The volume is completed by three useful appendices that should help to stimulate additional research into Thessalian religion and to make the region's epigraphy and archaeology of cult more accessible: the first is a checklist of 474 Thessalian inscribed dedications; the second consists of sketches of 45 excavated sanctuaries in Thessaly; and the third details associations attested in Thessalian epigraphy. A 42-page bibliography and full subject and source indices round out the volume. Footnotes are required reading throughout, where an extraordinary amount of information gleaned from archaeological reports is presented.
Some may find Mili's method overly speculative, but her formidable control of the evidence is everywhere apparent, which fully grounds and authorizes the deployment of an often persuasive and always historically-informed imagination. In a book that is otherwise innovative, though, the chronological framework of decline sounds a discordant note. Thessalian religion in the second century BCE and beyond is regarded as qualitatively different from what preceded (e.g., the pessimistic envoi on page 302, where Thessalian religion is said to have "lost all salience" in the Roman period). And it is somewhat surprising that comparison often begins and ends with Athens: Macedonia, Epiros, and Aitolia have become much better known in the past generation and can often offer more pertinent comparanda.

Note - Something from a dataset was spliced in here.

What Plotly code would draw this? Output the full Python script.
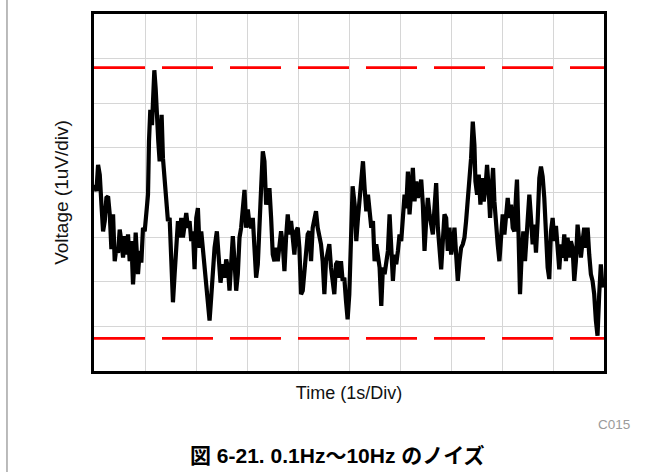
import plotly.graph_objects as go

# Time (s) and noise voltage (uV)
time_s = [
    0.015, 0.048, 0.080, 0.113, 0.146, 0.178, 0.211, 0.243, 0.276, 0.309,
    0.341, 0.374, 0.406, 0.439, 0.472, 0.504, 0.537, 0.570, 0.602, 0.635,
    0.667, 0.700, 0.733, 0.765, 0.798, 0.817, 0.863, 0.896, 0.928, 0.961,
    0.994, 1.026, 1.059, 1.078, 1.104, 1.137, 1.157, 1.183, 1.209, 1.235,
    1.261, 1.287, 1.326, 1.352, 1.385, 1.418, 1.450, 1.483, 1.515, 1.548,
    1.581, 1.613, 1.646, 1.679, 1.711, 1.744, 1.776, 1.809, 1.842, 1.874,
    1.907, 1.940, 1.972, 2.005, 2.037, 2.070, 2.103, 2.135, 2.168, 2.200,
    2.233, 2.266, 2.298, 2.331, 2.364, 2.409, 2.448, 2.481, 2.527, 2.559,
    2.592, 2.625, 2.657, 2.690, 2.722, 2.755, 2.788, 2.820, 2.853, 2.885,
    2.918, 2.951, 2.983, 3.016, 3.049, 3.081, 3.114, 3.146, 3.179, 3.212,
    3.244, 3.277, 3.310, 3.342, 3.375, 3.407, 3.440, 3.473, 3.505, 3.538,
    3.571, 3.603, 3.636, 3.668, 3.701, 3.734, 3.766, 3.799, 3.832, 3.864,
    3.897, 3.929, 3.962, 3.995, 4.027, 4.060, 4.093, 4.125, 4.158, 4.190,
    4.223, 4.256, 4.288, 4.321, 4.353, 4.386, 4.419, 4.451, 4.484, 4.517,
    4.549, 4.582, 4.614, 4.647, 4.680, 4.712, 4.745, 4.777, 4.810, 4.843,
    4.875, 4.908, 4.941, 4.973, 5.006, 5.039, 5.071,
    5.111, 5.143, 5.176, 5.209, 5.241, 5.274, 5.306, 5.339, 5.372, 5.404,
    5.437, 5.470, 5.502, 5.535, 5.567, 5.600, 5.633, 5.665, 5.698, 5.730,
    5.763, 5.796, 5.828, 5.861, 5.894, 5.926, 5.959, 5.991, 6.024, 6.057,
    6.089, 6.122, 6.155, 6.187, 6.220, 6.252, 6.285, 6.318, 6.350, 6.383,
    6.416, 6.448, 6.481, 6.513, 6.546, 6.579, 6.611, 6.644, 6.676, 6.709,
    6.742, 6.774, 6.807, 6.840, 6.872, 6.905, 6.937, 6.970, 7.003, 7.035,
    7.068, 7.101, 7.133, 7.166, 7.198, 7.231, 7.264, 7.296, 7.329, 7.362,
    7.394, 7.427, 7.459, 7.479, 7.512, 7.544, 7.577, 7.609, 7.642, 7.675,
    7.707, 7.733, 7.766, 7.799, 7.825, 7.851, 7.884, 7.916, 7.949, 7.981,
    8.014, 8.047, 8.079, 8.112, 8.145, 8.177, 8.210, 8.242, 8.275, 8.294,
    8.321, 8.353, 8.386, 8.418, 8.451, 8.484, 8.516, 8.536, 8.568, 8.601,
    8.634, 8.666, 8.699, 8.732, 8.764, 8.797, 8.829, 8.862, 8.895, 8.927,
    8.960, 8.993, 9.025, 9.058, 9.090, 9.123, 9.156, 9.188, 9.221, 9.253,
    9.286, 9.319, 9.351, 9.384, 9.417, 9.449, 9.482, 9.514, 9.547, 9.580,
    9.612, 9.645, 9.678, 9.710, 9.743, 9.775, 9.808, 9.841, 9.873, 9.906,
    9.938, 9.971,
]
noise_uv = [
    0.18, 0.03, 0.62, 0.40, -0.27, -0.87, -0.64, -0.12, -0.09, -0.49,
    -1.27, -0.49, -1.54, -1.24, -1.35, -0.83, -1.09, -1.46, -0.98, -1.39,
    -0.94, -1.54, -1.09, -2.06, -1.46, -0.90, -1.83, -1.31, -1.57, -0.79,
    -0.87, -0.49, -0.05, 1.14, 1.85, 1.51, 2.03, 2.74, 2.33, 1.36,
    1.14, 0.70, 1.74, 0.77, 0.25, -0.42, -0.64, -0.57, -1.31, -2.46,
    -1.83, -1.01, -0.64, -1.01, -0.57, -1.01, -0.72, -0.46, -0.79, -0.64,
    -1.09, -0.87, -1.72, -0.57, -0.35, -1.24, -0.87, -1.24, -1.54, -1.98,
    -2.35, -2.87, -2.35, -1.83, -1.24, -0.87, -1.54, -2.02, -1.61, -1.91,
    -1.50, -1.68, -2.20, -1.39, -0.98, -1.54, -2.20, -1.83, -1.01, -0.79,
    -0.35, 0.06, -0.79, -0.38, -0.72, -0.79, -0.57, -1.31, -1.91, -1.61,
    -0.94, 0.10, 0.92, 0.70, -0.27, -0.05, 0.10, -0.57, -1.39, -1.54,
    -1.24, -1.54, -1.09, -0.87, -1.16, -1.76, -1.01, -0.49, -0.94, -0.64,
    -1.01, -1.39, -0.87, -0.79, -1.24, -2.28, -2.20, -1.83, -1.31, -0.94,
    -0.87, -1.54, -0.79, -0.64, -0.42, -0.79, -0.94, -1.16, -1.54, -2.28,
    -1.54, -1.31, -1.16, -1.68, -1.98, -2.28, -1.61, -1.54, -1.91, -1.54,
    -1.98, -1.91, -2.43, -2.84, -2.28, -0.94, 0.14,
    -0.27, -1.09, -0.57, -0.20, 0.32, 0.70, 0.10, -0.42, -0.05, -0.57,
    -0.79, -0.64, -1.54, -1.16, -1.46, -1.68, -2.54, -1.68, -1.83, -1.54,
    -1.31, -0.49, -1.09, -1.98, -1.39, -1.61, -1.31, -0.94, -1.09, -0.57,
    -0.05, -0.35, 0.47, -0.49, 0.10, 0.55, -0.20, 0.25, -0.12, 0.10,
    0.29, -0.27, -1.31, -0.64, -0.12, -0.49, -0.79, -0.94, -0.35, 0.21,
    -0.79, -1.31, -1.72, -1.09, -0.49, -0.57, -1.31, -0.79, -1.39, -1.16,
    -0.79, -1.39, -1.98, -1.54, -1.24, -1.16, -1.01, -0.64, -0.20, 0.18,
    0.77, 1.59, 1.07, 0.25, -0.05, 0.40, -0.27, 0.32, -0.20, 0.10,
    0.62, 0.18, -0.57, 0.10, 0.55, -0.20, -0.79, -1.16, -1.54, -0.87,
    -0.49, -0.94, -0.42, -0.12, -0.57, -0.27, -0.79, -0.87, -0.05, 0.29,
    -0.79, -2.28, -1.39, -0.87, -1.54, -0.87, -0.27, -0.05, -0.57, -1.16,
    -0.72, -1.35, -0.64, 0.32, 0.58, 0.36, -0.12, -1.01, -1.68, -1.94,
    -0.87, -0.57, -1.09, -0.75, -1.24, -1.72, -1.16, -1.46, -0.94, -1.54,
    -1.01, -1.46, -1.09, -1.24, -1.98, -1.54, -0.72, -1.09, -1.46, -1.09,
    -0.79, -1.24, -0.79, -1.39, -1.83, -1.98, -2.28, -2.87, -3.21, -2.28,
    -1.61, -2.13,
]

# Peak limits (uV) marked by the red dashed lines
limit_high_uv = 2.80
limit_low_uv = -3.27

x_range = [0, 10]
y_range = [-4, 4]

x_title = "Time (1s/Div)"
y_title = "Voltage (1uV/div)"
caption = "図 6-21. 0.1Hz～10Hz のノイズ"
code_label = "C015"

font_family = "Liberation Sans, Arial, Noto Sans CJK JP, sans-serif"

fig = go.Figure()
for lim in (limit_high_uv, limit_low_uv):
    fig.add_trace(go.Scatter(
        x=x_range, y=[lim, lim], mode="lines",
        line=dict(color="#ff0000", width=2.7, dash="51px,17px"),
        hoverinfo="skip", showlegend=False,
    ))
fig.add_trace(go.Scatter(
    x=time_s, y=noise_uv, mode="lines",
    line=dict(color="#000000", width=4.2),
    showlegend=False,
))

axis_common = dict(
    showgrid=True, gridcolor="#d6d6d6", gridwidth=1,
    showline=True, linecolor="#000000", linewidth=3, mirror=True,
    showticklabels=False, ticks="", zeroline=False, dtick=1,
)
fig.update_xaxes(range=x_range, tick0=0,
                 title=dict(text=x_title, standoff=14,
                            font=dict(size=18, color="#111111", family=font_family)),
                 **axis_common)
fig.update_yaxes(range=y_range, tick0=-4,
                 title=dict(text=y_title, standoff=18,
                            font=dict(size=19, color="#111111", family=font_family)),
                 **axis_common)

fig.add_annotation(text=code_label, xref="paper", yref="paper",
                   x=1.055, y=-0.15, xanchor="right", yanchor="middle",
                   showarrow=False, font=dict(size=13.5, color="#9a9a9a", family=font_family))
fig.add_annotation(text="<b>" + caption + "</b>", xref="paper", yref="paper",
                   x=0.478, y=-0.236, xanchor="center", yanchor="middle",
                   showarrow=False, font=dict(size=21, color="#000000", family=font_family))
fig.add_shape(type="line", xref="paper", yref="paper",
              x0=-0.1706, x1=-0.1706, y0=-0.3, y1=1.05,
              line=dict(color="#777777", width=1))

fig.update_layout(
    width=667, height=472,
    margin=dict(l=94, r=63, t=11, b=101),
    paper_bgcolor="#ffffff", plot_bgcolor="#ffffff",
    font=dict(family=font_family),
)

fig.write_html("out.html", config={"displayModeBar": False},
               post_script="document.body.style.margin='0';")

It is unfortunate that Mili does not offer SEG or BE numbers with any regularity; these would be especially useful for the uninitiated, particularly given how many important inscriptions were first published in regional journals like the excellent Thessaliko Himerologio (e.g., Appendix 1, no. 290-1, a pair of dedications to Herakles from Atrax <SEG 34.487, 498>). In other cases, there is careless treatment of evidence. For example, reference is made on page 115, n. 74 to a fifth-century dedication to Dionysus Karpios from Larisa, where what qualifies as the editio princeps is cited, Theocharis' notice in the Deltion of 1960, but not Kontogiannis' 1985 (SEG 35.590a) reedition; Theocharis had initially dated the stone to the fourth century, which Kontogiannis later redated to ca. 450-425 BCE; Mili's fifth-century date is consistent with Kontogiannis, not Theocharis. In a study like Religion and Society in Ancient Thessaly, where a synchronic frame of interpretation predominates, such slips are of course of little consequence, but others using the work may have different aims.
The author relishes polemic and occasionally the carelessness that marks some of her treatment of sources creeps into her citation of other scholars. For example, I was surprised to learn that I had suggested that the several Thessalian dedications offered by women described as nebeusasai were "made ad hoc on the occasion of marriage" (204; no such claim is made in ZPE 162 <2007> 151-64). There is often a waffly character to the argument (e.g., 239-40: "Although it is impossible to be certain, there is no reason to assume that the Peloria was celebrated only in some parts of Thessaly, i.e. [sic] in the Pelasgiotis in view of the festival's connection with the Pelasgians. That being said, it is possible that some local celebrations acquired more fame than others") verging on vacuity (e.g., 301: "Thessaly, in other words, was a place where lots of politics took place"), and the structuralism, while typically benign, can lead to excess. Let us hope that F will not become a standard transliteration of Greek digamma (e.g., 174-5: The Pharsalan Δάϝον becomes DaFon), nor Q of koppa (e.g., 45: Qolouros renders Ϙόλουρος).
But these are small criticisms of an important work on Thessaly and a critical, thoughtful meditation on how to write a regional history of religion, which every serious student and scholar of Greek religion and history will want to consult. The author deserves our congratulations and gratitude.